Compare TCP and UDP at a high level
Reported in Miro European engineering loops. Networking basics question covering transport-layer reliability and use cases.
Interview scenario
Often asked in Miro loops at European offices (London, Berlin, Amsterdam, Paris, Stockholm, Dublin, and remote EU). Prepare a clear spoken answer plus key trade-offs.
Model answer
Try answering aloud first
Cover trade-offs, structure, and a concrete example before revealing the baseline response.
How to frame this at Miro: Connect your answer to measurable impact, clarity of thought, and trade-offs the team cares about. Below is a strong baseline response you can adapt with your own project examples.
TCP (Transmission Control Protocol) is connection-oriented and reliable. It guarantees ordered delivery, retransmits lost packets, and uses flow control and congestion control. Overhead includes three-way handshake, acknowledgments, and sliding windows.

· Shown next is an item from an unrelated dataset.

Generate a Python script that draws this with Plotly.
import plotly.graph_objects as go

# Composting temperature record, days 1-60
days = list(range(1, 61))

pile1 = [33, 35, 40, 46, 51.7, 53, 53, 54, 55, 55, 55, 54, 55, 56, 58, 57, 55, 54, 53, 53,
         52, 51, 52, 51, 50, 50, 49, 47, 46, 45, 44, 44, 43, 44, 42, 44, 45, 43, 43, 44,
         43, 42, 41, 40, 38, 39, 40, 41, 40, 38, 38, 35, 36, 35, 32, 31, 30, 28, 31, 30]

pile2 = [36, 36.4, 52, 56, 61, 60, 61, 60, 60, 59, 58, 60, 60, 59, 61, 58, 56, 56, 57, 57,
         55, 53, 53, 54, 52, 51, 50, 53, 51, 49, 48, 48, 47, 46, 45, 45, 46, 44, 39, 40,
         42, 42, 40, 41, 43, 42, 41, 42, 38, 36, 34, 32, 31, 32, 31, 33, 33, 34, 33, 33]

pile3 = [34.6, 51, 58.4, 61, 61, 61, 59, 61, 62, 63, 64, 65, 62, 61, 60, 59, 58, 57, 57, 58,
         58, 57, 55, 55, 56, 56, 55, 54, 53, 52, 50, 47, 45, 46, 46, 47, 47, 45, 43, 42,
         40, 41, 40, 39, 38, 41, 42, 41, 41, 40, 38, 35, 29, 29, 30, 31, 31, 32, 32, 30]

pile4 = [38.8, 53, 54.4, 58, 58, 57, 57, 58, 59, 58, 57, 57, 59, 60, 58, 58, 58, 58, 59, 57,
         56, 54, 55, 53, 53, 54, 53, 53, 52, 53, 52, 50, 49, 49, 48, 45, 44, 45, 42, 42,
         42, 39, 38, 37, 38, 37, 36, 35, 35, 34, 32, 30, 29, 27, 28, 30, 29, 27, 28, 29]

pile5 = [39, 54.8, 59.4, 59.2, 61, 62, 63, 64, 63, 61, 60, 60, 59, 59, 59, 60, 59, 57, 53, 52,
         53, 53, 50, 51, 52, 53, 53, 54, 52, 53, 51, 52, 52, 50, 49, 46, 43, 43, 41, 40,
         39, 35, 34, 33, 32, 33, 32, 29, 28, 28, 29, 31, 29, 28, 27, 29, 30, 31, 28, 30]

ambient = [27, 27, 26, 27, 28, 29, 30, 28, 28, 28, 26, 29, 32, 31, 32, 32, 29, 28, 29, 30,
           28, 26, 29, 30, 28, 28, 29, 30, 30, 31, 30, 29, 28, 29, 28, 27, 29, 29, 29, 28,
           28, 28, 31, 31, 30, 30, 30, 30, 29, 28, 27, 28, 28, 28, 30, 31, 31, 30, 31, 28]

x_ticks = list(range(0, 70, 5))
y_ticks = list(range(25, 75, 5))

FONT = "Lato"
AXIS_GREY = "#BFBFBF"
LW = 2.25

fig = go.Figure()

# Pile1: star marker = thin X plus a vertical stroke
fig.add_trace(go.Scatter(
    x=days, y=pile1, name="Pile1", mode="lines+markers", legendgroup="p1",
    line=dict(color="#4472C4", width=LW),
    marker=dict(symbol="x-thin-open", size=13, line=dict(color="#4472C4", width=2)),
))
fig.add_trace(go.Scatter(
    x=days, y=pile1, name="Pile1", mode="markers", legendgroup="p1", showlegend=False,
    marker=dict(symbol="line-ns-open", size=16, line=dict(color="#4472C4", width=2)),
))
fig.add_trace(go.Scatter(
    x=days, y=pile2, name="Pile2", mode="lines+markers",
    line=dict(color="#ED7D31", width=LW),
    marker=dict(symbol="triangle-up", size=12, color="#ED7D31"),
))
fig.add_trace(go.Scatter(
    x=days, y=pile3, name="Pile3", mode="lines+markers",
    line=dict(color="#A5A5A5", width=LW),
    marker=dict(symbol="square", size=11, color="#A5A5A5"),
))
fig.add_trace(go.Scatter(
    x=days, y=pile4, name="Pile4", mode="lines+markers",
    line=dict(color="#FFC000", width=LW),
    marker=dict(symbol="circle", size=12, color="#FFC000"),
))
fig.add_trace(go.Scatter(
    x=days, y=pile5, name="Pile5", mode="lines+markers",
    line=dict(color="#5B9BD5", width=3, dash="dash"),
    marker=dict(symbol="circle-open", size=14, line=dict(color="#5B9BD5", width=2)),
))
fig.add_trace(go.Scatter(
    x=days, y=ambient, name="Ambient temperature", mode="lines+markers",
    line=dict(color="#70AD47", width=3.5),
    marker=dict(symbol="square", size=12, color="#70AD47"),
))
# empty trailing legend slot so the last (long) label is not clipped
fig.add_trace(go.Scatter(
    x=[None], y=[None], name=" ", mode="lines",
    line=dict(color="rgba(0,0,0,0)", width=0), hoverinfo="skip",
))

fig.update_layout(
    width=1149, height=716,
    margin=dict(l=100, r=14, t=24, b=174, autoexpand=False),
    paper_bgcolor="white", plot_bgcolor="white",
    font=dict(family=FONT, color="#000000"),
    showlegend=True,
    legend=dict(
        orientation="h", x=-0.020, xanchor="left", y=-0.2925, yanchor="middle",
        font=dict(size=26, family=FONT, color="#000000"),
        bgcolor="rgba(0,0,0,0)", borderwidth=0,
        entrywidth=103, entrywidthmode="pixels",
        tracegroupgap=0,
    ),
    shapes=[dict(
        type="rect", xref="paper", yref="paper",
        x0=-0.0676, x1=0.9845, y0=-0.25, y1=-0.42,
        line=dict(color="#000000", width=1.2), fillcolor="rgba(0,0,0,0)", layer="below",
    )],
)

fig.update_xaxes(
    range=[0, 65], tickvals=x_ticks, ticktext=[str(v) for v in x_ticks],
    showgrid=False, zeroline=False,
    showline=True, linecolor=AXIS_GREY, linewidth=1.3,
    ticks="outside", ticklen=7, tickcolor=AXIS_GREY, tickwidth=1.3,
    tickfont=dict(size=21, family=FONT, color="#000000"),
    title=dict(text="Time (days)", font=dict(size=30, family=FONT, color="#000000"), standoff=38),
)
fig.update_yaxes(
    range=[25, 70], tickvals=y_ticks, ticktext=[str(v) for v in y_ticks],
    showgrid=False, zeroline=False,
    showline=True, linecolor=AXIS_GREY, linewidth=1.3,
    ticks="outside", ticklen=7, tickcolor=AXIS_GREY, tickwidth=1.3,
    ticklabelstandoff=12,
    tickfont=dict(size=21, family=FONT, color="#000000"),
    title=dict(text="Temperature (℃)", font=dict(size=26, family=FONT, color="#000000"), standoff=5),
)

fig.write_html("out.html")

UDP (User Datagram Protocol) is connectionless and best-effort. It sends datagrams without guaranteed delivery or ordering—lower latency and header overhead, but the application must handle loss if needed.
Use TCP for HTTP, file transfer, and any scenario where correctness beats raw speed. Use UDP for live video, gaming, DNS, and metrics where occasional loss is acceptable and timeliness matters more than completeness.
Bonus points: mention QUIC (HTTP/3) combining UDP transport with built-in encryption and multiplexing, reducing head-of-line blocking compared to TCP.